■ Work required
From the listing that follows, output everything exactly except the pictures.
▬▬▬
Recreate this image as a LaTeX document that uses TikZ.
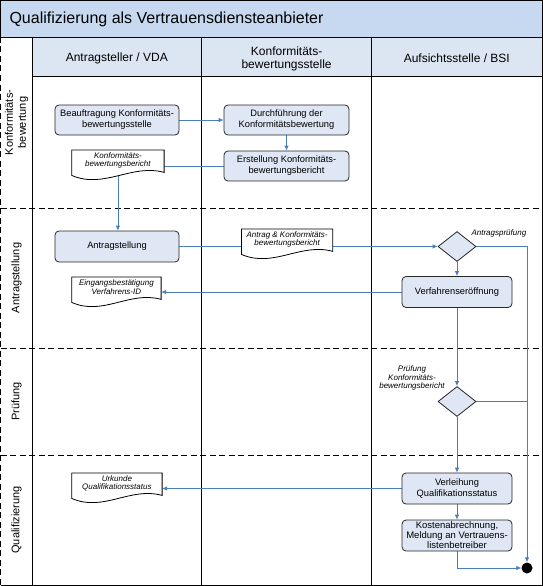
\documentclass[tikz,border=0pt]{standalone}
\usepackage{fontspec}
\setmainfont{Liberation Sans}
\usetikzlibrary{arrows.meta,calc,backgrounds,shapes.geometric}
\definecolor{titlefill}{HTML}{C6D9F1}
\definecolor{headfill}{HTML}{DCE6F2}
\definecolor{boxfill}{HTML}{DEE7F3}
\definecolor{connblue}{HTML}{4A7EBB}
\pgfdeclarelayer{conn}
\pgfdeclarelayer{docs}
\pgfsetlayers{background,conn,docs,main}
\begin{document}
\begin{tikzpicture}[x=1pt,y=-1pt,
  frameline/.style={draw=black,line width=0.9pt},
  lanedash/.style={draw=black,line width=0.9pt,dash pattern=on 6pt off 3.5pt},
  proc/.style={draw=black!85,fill=boxfill,rounded corners=4pt,line width=0.8pt,align=center,
    font=\fontsize{9.3}{11}\selectfont,inner sep=0pt,minimum width=124pt,minimum height=30pt},
  procb/.style={proc,minimum width=110pt},
  decision/.style={diamond,draw=black!85,fill=boxfill,line width=0.8pt,inner sep=0pt,
    minimum width=38pt,minimum height=30pt},
  docn/.style={inner sep=0pt,minimum height=20pt,anchor=north west,align=center,
    font=\itshape\fontsize{8}{8.4}\selectfont},
  docline/.style={draw=black,fill=white,line width=0.8pt},
  small/.style={align=center,font=\itshape\fontsize{8}{8.5}\selectfont},
  lanelabel/.style={rotate=90,align=center,font=\fontsize{11}{13}\selectfont},
  headlabel/.style={align=center,font=\fontsize{12}{13.5}\selectfont},
  conn/.style={draw=connblue,line width=0.8pt},
  arr/.style={conn,-{Latex[length=5pt,width=4.5pt]}},
  endnode/.style={circle,fill=black,inner sep=0pt,minimum size=11pt}
]
\useasboundingbox (0,0) rectangle (543,586);

% ---------- frame ----------
\begin{pgfonlayer}{background}
  \fill[titlefill] (0.5,0.5) rectangle (542,37);
  \fill[headfill] (32,37) rectangle (542,76);
  \draw[frameline] (0.5,37) -- (0.5,0.5) -- (542,0.5) -- (542,585.5) -- (0.5,585.5);
  \draw[frameline] (0.5,37) -- (542,37);
  \draw[lanedash] (0.5,37) -- (0.5,585.5);
  \draw[frameline] (32,37) -- (32,585.5);
  \draw[frameline] (201.6,37) -- (201.6,585.5);
  \draw[frameline] (371.6,37) -- (371.6,585.5);
  \draw[frameline] (32,76) -- (542,76);
  \draw[lanedash] (0.5,208) -- (542,208);
  \draw[lanedash] (0.5,348) -- (542,348);
  \draw[lanedash] (0.5,455) -- (542,455);
\end{pgfonlayer}

% ---------- titles ----------
\node[anchor=west,font=\fontsize{16}{18}\selectfont] (title) at (6,19) {Qualifizierung als Vertrauensdiensteanbieter};
\node[headlabel] (h1) at (116.8,58) {Antragsteller / VDA};
\node[headlabel] (h2) at (286.6,59) {Konformitäts-\\bewertungsstelle};
\node[headlabel] (h3) at (456.8,58) {Aufsichtsstelle / BSI};

\node[lanelabel] (l1) at (16.5,122.5) {Konformitäts-\\bewertung};
\node[lanelabel] (l2) at (16.5,278) {Antragstellung};
\node[lanelabel] (l3) at (16.5,401.5) {Prüfung};
\node[lanelabel] (l4) at (16.5,520) {Qualifizierung};

% ---------- process boxes ----------
\node[proc] (b1) at (117,120) {Beauftragung Konformitäts-\\bewertungsstelle};
\node[proc,minimum width=125pt] (b2) at (286.5,120) {Durchführung der\\Konformitätsbewertung};
\node[proc,minimum width=125pt] (b3) at (286.5,166) {Erstellung Konformitäts-\\bewertungsbericht};
\node[proc,minimum height=31pt] (a1) at (117,246.5) {Antragstellung};
\node[procb,minimum height=31pt] (v) at (457,292) {Verfahrenseröffnung};
\node[procb,minimum height=31pt] (q1) at (457,488.5) {Verleihung\\Qualifikationsstatus};
\node[procb,minimum height=31pt,font=\fontsize{9.5}{10}\selectfont] (q2) at (457,535.5) {Kostenabrechnung,\\Meldung an Vertrauens-\\listenbetreiber};

% ---------- decisions ----------
\node[decision] (dm1) at (457,246.5) {};
\node[small,anchor=west] (dm1l) at (468,233) {Antragsprüfung};
\node[decision] (dm2) at (457,401.5) {};
\node[small] (dm2l) at (412,378) {Prüfung\\Konformitäts-\\bewertungsbericht};

\node[endnode] (endc) at (527,568) {};

% ---------- documents ----------
\node[docn,minimum width=92pt] (d1) at (71.7,150) {Konformitäts-\\bewertungsbericht};
\node[docn,minimum width=91pt] (ad) at (241.4,229) {Antrag \& Konformitäts-\\bewertungsbericht};
\node[docn,minimum width=89pt] (ed) at (71.7,277) {Eingangsbestätigung\\Verfahrens-ID};
\node[docn,minimum width=90pt] (ud) at (71.7,473) {Urkunde\\Qualifikationsstatus};

\begin{pgfonlayer}{docs}
\foreach \d in {d1,ad,ed,ud}{
  \draw[docline] (\d.north west) -- (\d.north east) -- ($(\d.south east)+(0,2)$)
    .. controls ($(\d.south east)!0.35!(\d.south west)+(0,-7)$) and ($(\d.south east)!0.65!(\d.south west)+(0,19)$)
    .. ($(\d.south west)+(0,5)$) -- cycle;
}
\end{pgfonlayer}

% ---------- connectors ----------
\begin{pgfonlayer}{conn}
  \draw[arr] (b1) -- (b2);
  \draw[arr] (b2) -- (b3);
  \draw[conn] (b3.west) -- (d1.east |- b3.west);
  \draw[arr] (d1.center) -- (d1.south |- a1.north);
  \draw[conn] (a1.east) -- (ad.west |- a1.east);
  \draw[arr] (ad.east |- a1.east) -- (dm1.west);
  \draw[arr] (dm1.south) -- (v.north);
  \draw[arr] (dm1.east) -| (endc.north);
  \draw[arr] (v.west) -- (ed.east |- v.west);
  \draw[arr] (v.south) -- (dm2.north);
  \draw[conn] (dm2.east) -- (dm2.east -| endc);
  \draw[arr] (dm2.south) -- (q1.north);
  \draw[arr] (q1.west) -- (ud.east |- q1.west);
  \draw[arr] (q1.south) -- (q2.north);
  \draw[arr] (q2.south) |- (endc.west);
\end{pgfonlayer}
\end{tikzpicture}
\end{document}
▬▬▬
■ The solution
Recreate this image as a LaTeX document that uses TikZ.
\documentclass[tikz,border=0pt]{standalone}
\usepackage{fontspec}
\setmainfont{Liberation Sans}
\usetikzlibrary{arrows.meta,calc,backgrounds,shapes.geometric}
\definecolor{titlefill}{HTML}{C6D9F1}
\definecolor{headfill}{HTML}{DCE6F2}
\definecolor{boxfill}{HTML}{DEE7F3}
\definecolor{connblue}{HTML}{4A7EBB}
\pgfdeclarelayer{conn}
\pgfdeclarelayer{docs}
\pgfsetlayers{background,conn,docs,main}
\begin{document}
\begin{tikzpicture}[x=1pt,y=-1pt,
  frameline/.style={draw=black,line width=0.9pt},
  lanedash/.style={draw=black,line width=0.9pt,dash pattern=on 6pt off 3.5pt},
  proc/.style={draw=black!85,fill=boxfill,rounded corners=4pt,line width=0.8pt,align=center,
    font=\fontsize{9.3}{11}\selectfont,inner sep=0pt,minimum width=124pt,minimum height=30pt},
  procb/.style={proc,minimum width=110pt},
  decision/.style={diamond,draw=black!85,fill=boxfill,line width=0.8pt,inner sep=0pt,
    minimum width=38pt,minimum height=30pt},
  docn/.style={inner sep=0pt,minimum height=20pt,anchor=north west,align=center,
    font=\itshape\fontsize{8}{8.4}\selectfont},
  docline/.style={draw=black,fill=white,line width=0.8pt},
  small/.style={align=center,font=\itshape\fontsize{8}{8.5}\selectfont},
  lanelabel/.style={rotate=90,align=center,font=\fontsize{11}{13}\selectfont},
  headlabel/.style={align=center,font=\fontsize{12}{13.5}\selectfont},
  conn/.style={draw=connblue,line width=0.8pt},
  arr/.style={conn,-{Latex[length=5pt,width=4.5pt]}},
  endnode/.style={circle,fill=black,inner sep=0pt,minimum size=11pt}
]
\useasboundingbox (0,0) rectangle (543,586);

% ---------- frame ----------
\begin{pgfonlayer}{background}
  \fill[titlefill] (0.5,0.5) rectangle (542,37);
  \fill[headfill] (32,37) rectangle (542,76);
  \draw[frameline] (0.5,37) -- (0.5,0.5) -- (542,0.5) -- (542,585.5) -- (0.5,585.5);
  \draw[frameline] (0.5,37) -- (542,37);
  \draw[lanedash] (0.5,37) -- (0.5,585.5);
  \draw[frameline] (32,37) -- (32,585.5);
  \draw[frameline] (201.6,37) -- (201.6,585.5);
  \draw[frameline] (371.6,37) -- (371.6,585.5);
  \draw[frameline] (32,76) -- (542,76);
  \draw[lanedash] (0.5,208) -- (542,208);
  \draw[lanedash] (0.5,348) -- (542,348);
  \draw[lanedash] (0.5,455) -- (542,455);
\end{pgfonlayer}

% ---------- titles ----------
\node[anchor=west,font=\fontsize{16}{18}\selectfont] (title) at (6,19) {Qualifizierung als Vertrauensdiensteanbieter};
\node[headlabel] (h1) at (116.8,58) {Antragsteller / VDA};
\node[headlabel] (h2) at (286.6,59) {Konformitäts-\\bewertungsstelle};
\node[headlabel] (h3) at (456.8,58) {Aufsichtsstelle / BSI};

\node[lanelabel] (l1) at (16.5,122.5) {Konformitäts-\\bewertung};
\node[lanelabel] (l2) at (16.5,278) {Antragstellung};
\node[lanelabel] (l3) at (16.5,401.5) {Prüfung};
\node[lanelabel] (l4) at (16.5,520) {Qualifizierung};

% ---------- process boxes ----------
\node[proc] (b1) at (117,120) {Beauftragung Konformitäts-\\bewertungsstelle};
\node[proc,minimum width=125pt] (b2) at (286.5,120) {Durchführung der\\Konformitätsbewertung};
\node[proc,minimum width=125pt] (b3) at (286.5,166) {Erstellung Konformitäts-\\bewertungsbericht};
\node[proc,minimum height=31pt] (a1) at (117,246.5) {Antragstellung};
\node[procb,minimum height=31pt] (v) at (457,292) {Verfahrenseröffnung};
\node[procb,minimum height=31pt] (q1) at (457,488.5) {Verleihung\\Qualifikationsstatus};
\node[procb,minimum height=31pt,font=\fontsize{9.5}{10}\selectfont] (q2) at (457,535.5) {Kostenabrechnung,\\Meldung an Vertrauens-\\listenbetreiber};

% ---------- decisions ----------
\node[decision] (dm1) at (457,246.5) {};
\node[small,anchor=west] (dm1l) at (468,233) {Antragsprüfung};
\node[decision] (dm2) at (457,401.5) {};
\node[small] (dm2l) at (412,378) {Prüfung\\Konformitäts-\\bewertungsbericht};

\node[endnode] (endc) at (527,568) {};

% ---------- documents ----------
\node[docn,minimum width=92pt] (d1) at (71.7,150) {Konformitäts-\\bewertungsbericht};
\node[docn,minimum width=91pt] (ad) at (241.4,229) {Antrag \& Konformitäts-\\bewertungsbericht};
\node[docn,minimum width=89pt] (ed) at (71.7,277) {Eingangsbestätigung\\Verfahrens-ID};
\node[docn,minimum width=90pt] (ud) at (71.7,473) {Urkunde\\Qualifikationsstatus};

\begin{pgfonlayer}{docs}
\foreach \d in {d1,ad,ed,ud}{
  \draw[docline] (\d.north west) -- (\d.north east) -- ($(\d.south east)+(0,2)$)
    .. controls ($(\d.south east)!0.35!(\d.south west)+(0,-7)$) and ($(\d.south east)!0.65!(\d.south west)+(0,19)$)
    .. ($(\d.south west)+(0,5)$) -- cycle;
}
\end{pgfonlayer}

% ---------- connectors ----------
\begin{pgfonlayer}{conn}
  \draw[arr] (b1) -- (b2);
  \draw[arr] (b2) -- (b3);
  \draw[conn] (b3.west) -- (d1.east |- b3.west);
  \draw[arr] (d1.center) -- (d1.south |- a1.north);
  \draw[conn] (a1.east) -- (ad.west |- a1.east);
  \draw[arr] (ad.east |- a1.east) -- (dm1.west);
  \draw[arr] (dm1.south) -- (v.north);
  \draw[arr] (dm1.east) -| (endc.north);
  \draw[arr] (v.west) -- (ed.east |- v.west);
  \draw[arr] (v.south) -- (dm2.north);
  \draw[conn] (dm2.east) -- (dm2.east -| endc);
  \draw[arr] (dm2.south) -- (q1.north);
  \draw[arr] (q1.west) -- (ud.east |- q1.west);
  \draw[arr] (q1.south) -- (q2.north);
  \draw[arr] (q2.south) |- (endc.west);
\end{pgfonlayer}
\end{tikzpicture}
\end{document}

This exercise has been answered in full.